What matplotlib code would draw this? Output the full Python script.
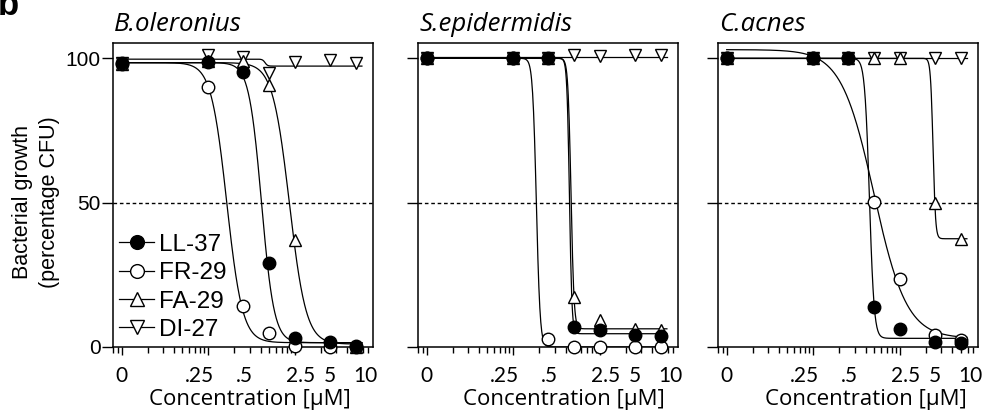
import numpy as np
import matplotlib
matplotlib.use("Agg")
import matplotlib.pyplot as plt
from matplotlib.ticker import LogLocator, NullFormatter, NullLocator

# concentrations on the log axis; the untreated control (0) is drawn at 0.01
conc = [0.01, 0.1, 0.25, 0.5, 1, 2.5, 5]

species = ["B.oleronius", "S.epidermidis", "C.acnes"]
peptides = ["LL-37", "FR-29", "FA-29", "DI-27"]

# percentage CFU
bol_ll37 = [98.2, 98.8, 95.4, 29.0, 3.0, 1.8, 0.4]
bol_fr29 = [98.0, 90.0, 14.2, 5.0, 0.3, 0.0, 0.0]
bol_fa29 = [98.0, 99.0, 99.0, 90.8, 37.0, 1.0, 0.0]
bol_di27 = [98.5, 101.0, 100.5, 94.8, 98.8, 99.4, 98.2]

sep_ll37 = [100, 100, 100, 7.0, 5.8, 4.0, 3.7]
sep_fr29 = [100, 100, 2.7, 0.0, 0.0, 0.0, 0.0]
sep_fa29 = [100, 100, 100, 17.3, 9.2, 6.4, 6.0]
sep_di27 = [100, 100, 100, 101.0, 100.7, 101.0, 101.0]

cac_ll37 = [100, 100, 100, 13.9, 6.4, 1.8, 1.3]
cac_fr29 = [100, 100, 100, 50.2, 23.5, 4.1, 2.3]
cac_fa29 = [100, 100, 100, 100, 100, 50.0, 37.5]
cac_di27 = [100, 100, 100, 100, 100, 100, 100]

# dose response fits: top, bottom, EC50, hill slope
bol_fit_ll37 = [98.5, 1.5, 0.41, 6.0]
bol_fit_fr29 = [98.5, 1.5, 0.163, 4.8]
bol_fit_fa29 = [98.5, 1.0, 0.86, 4.5]
bol_fit_di27 = [99.7, 97.3, 0.45, 30.0]

sep_fit_ll37 = [100, 4.6, 0.443, 30.0]
sep_fit_fr29 = [100, 0.0, 0.184, 20.0]
sep_fit_fa29 = [100, 6.3, 0.462, 25.0]
sep_fit_di27 = [100.3, 100.3, 1.0, 1.0]

cac_fit_ll37 = [100, 3.0, 0.443, 16.0]
cac_fit_fr29 = [103, 3.0, 0.50, 2.3]
cac_fit_fa29 = [100, 37.5, 2.40, 30.0]
cac_fit_di27 = [100, 100, 1.0, 1.0]

data = [
    [bol_ll37, bol_fr29, bol_fa29, bol_di27],
    [sep_ll37, sep_fr29, sep_fa29, sep_di27],
    [cac_ll37, cac_fr29, cac_fa29, cac_di27],
]
fits = [
    [bol_fit_ll37, bol_fit_fr29, bol_fit_fa29, bol_fit_di27],
    [sep_fit_ll37, sep_fit_fr29, sep_fit_fa29, sep_fit_di27],
    [cac_fit_ll37, cac_fit_fr29, cac_fit_fa29, cac_fit_di27],
]

xtick_pos = [0.01, 0.078, 0.257, 1.17, 2.51, 6.5]
xtick_text = ["0", ".25", ".5", "2.5", "5", "10"]

markers = ["o", "o", "^", "v"]
faces = ["black", "white", "white", "white"]

sans = "Liberation Sans"
calib = "Lato"
wide = "Open Sans"


def dose_response(x, top, bottom, ec50, hill):
    return bottom + (top - bottom) / (1 + (x / ec50) ** hill)


fig = plt.figure(figsize=(9.88, 4.18), dpi=100)
lefts = [113, 418, 718]
xlabel_x = [0.525, 0.56, 0.57]
xfit = np.logspace(np.log10(0.01), np.log10(5.9), 500)

for i, name in enumerate(species):
    ax = fig.add_axes([lefts[i] / 988, (418 - 347) / 418, 260 / 988, 304 / 418])
    ax.set_xscale("log")
    ax.set_xlim(0.00794, 7.92)
    ax.set_ylim(0, 105.3)

    ax.axhline(50, color="black", lw=1.0, ls=(0, (2.6, 2.0)), zorder=1)

    handles = []
    # LL-37 is drawn last so it sits on top
    for j in reversed(range(4)):
        ax.plot(xfit, dose_response(xfit, *fits[i][j]), color="black",
                lw=0.9, zorder=2)
        h, = ax.plot(conc, data[i][j], ls="-", lw=0.9, color="black",
                     marker=markers[j], ms=9, mfc=faces[j], mec="black",
                     mew=1.0, clip_on=False, zorder=10 - j,
                     label=peptides[j])
        h.set_linestyle("none")
        handles.append(h)
    handles = handles[::-1]

    for sp in ax.spines.values():
        sp.set_linewidth(1.1)

    # real tick marks
    ax.xaxis.set_major_locator(LogLocator(base=10, numticks=10))
    ax.xaxis.set_minor_locator(LogLocator(base=10, subs=np.arange(2, 10), numticks=20))
    ax.tick_params(axis="x", which="major", direction="out", length=6, width=1.0,
                   labelbottom=False)
    ax.tick_params(axis="x", which="minor", direction="out", length=4, width=1.0,
                   labelbottom=False)
    ax.xaxis.set_minor_formatter(NullFormatter())

    ax.set_yticks([0, 50, 100])
    ax.tick_params(axis="y", direction="out", length=8, width=1.0, pad=0.8,
                   labelleft=(i == 0), labelsize=15)
    for t in ax.get_yticklabels():
        t.set_fontfamily(sans)

    # concentration labels
    sec = ax.secondary_xaxis("bottom")
    sec.set_xticks(xtick_pos)
    sec.set_xticklabels(xtick_text, fontfamily=calib, fontsize=15)
    sec.xaxis.set_minor_locator(NullLocator())
    sec.xaxis.set_minor_formatter(NullFormatter())
    sec.tick_params(axis="x", which="both", length=0, pad=13.5)
    sec.spines["bottom"].set_visible(False)
    sec.set_xlabel("Concentration [\u00b5M]", fontfamily=wide, fontsize=16)
    sec.xaxis.set_label_coords(xlabel_x[i], -0.138, transform=ax.transAxes)

    ax.text(0.005, 1.0405, name, transform=ax.transAxes, ha="left", va="baseline",
            fontfamily=wide, fontstyle="italic", fontsize=18.5)

    if i == 0:
        for h in handles:
            h.set_linestyle("-")
        ax.legend(handles=handles, loc="lower left", bbox_to_anchor=(0.0, 0.0),
                  frameon=False, prop={"family": sans, "size": 17.5},
                  handlelength=1.45, handletextpad=0.2, labelspacing=0.26,
                  borderpad=0.25, borderaxespad=0.0, markerscale=1.1)
        for h in handles:
            h.set_linestyle("none")

fig.text(36 / 988, 1 - 202 / 418, "Bacterial growth\n(percentage CFU)", rotation=90,
         ha="center", va="center", fontfamily=sans, fontsize=15.5,
         linespacing=1.38, multialignment="center")

fig.text(-0.002, 1 - 15 / 418, "b", fontfamily=sans, fontweight="bold",
         fontsize=25, ha="left", va="baseline")

fig.savefig("out.png", dpi=100)
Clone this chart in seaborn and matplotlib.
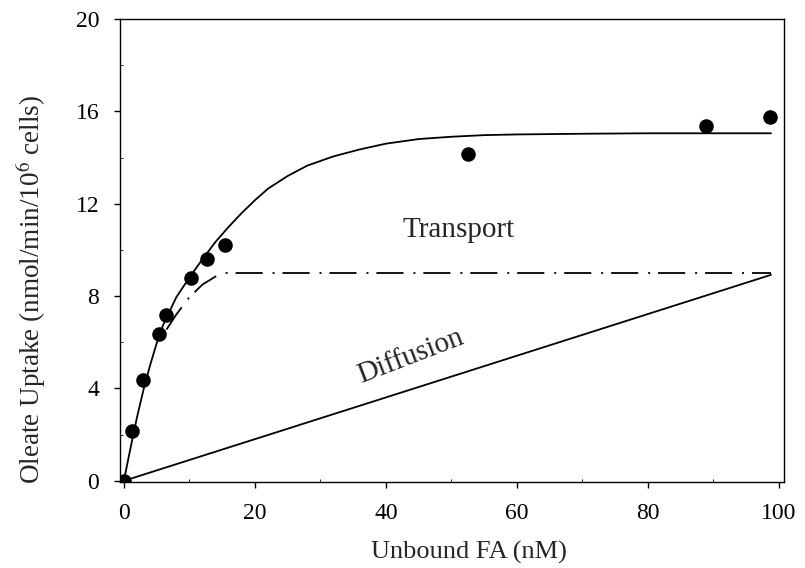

* _Problem description_: Give back exactly the lines from the first line of the data through the line with "bol_di27 = [98.5, 101.0, 100.5, 94.8, 98.8, 99.4, 98.2]", pictures excluded.

* _Exercise output_:
What matplotlib code would draw this? Output the full Python script.
import numpy as np
import matplotlib
matplotlib.use("Agg")
import matplotlib.pyplot as plt
from matplotlib.ticker import LogLocator, NullFormatter, NullLocator

# concentrations on the log axis; the untreated control (0) is drawn at 0.01
conc = [0.01, 0.1, 0.25, 0.5, 1, 2.5, 5]

species = ["B.oleronius", "S.epidermidis", "C.acnes"]
peptides = ["LL-37", "FR-29", "FA-29", "DI-27"]

# percentage CFU
bol_ll37 = [98.2, 98.8, 95.4, 29.0, 3.0, 1.8, 0.4]
bol_fr29 = [98.0, 90.0, 14.2, 5.0, 0.3, 0.0, 0.0]
bol_fa29 = [98.0, 99.0, 99.0, 90.8, 37.0, 1.0, 0.0]
bol_di27 = [98.5, 101.0, 100.5, 94.8, 98.8, 99.4, 98.2]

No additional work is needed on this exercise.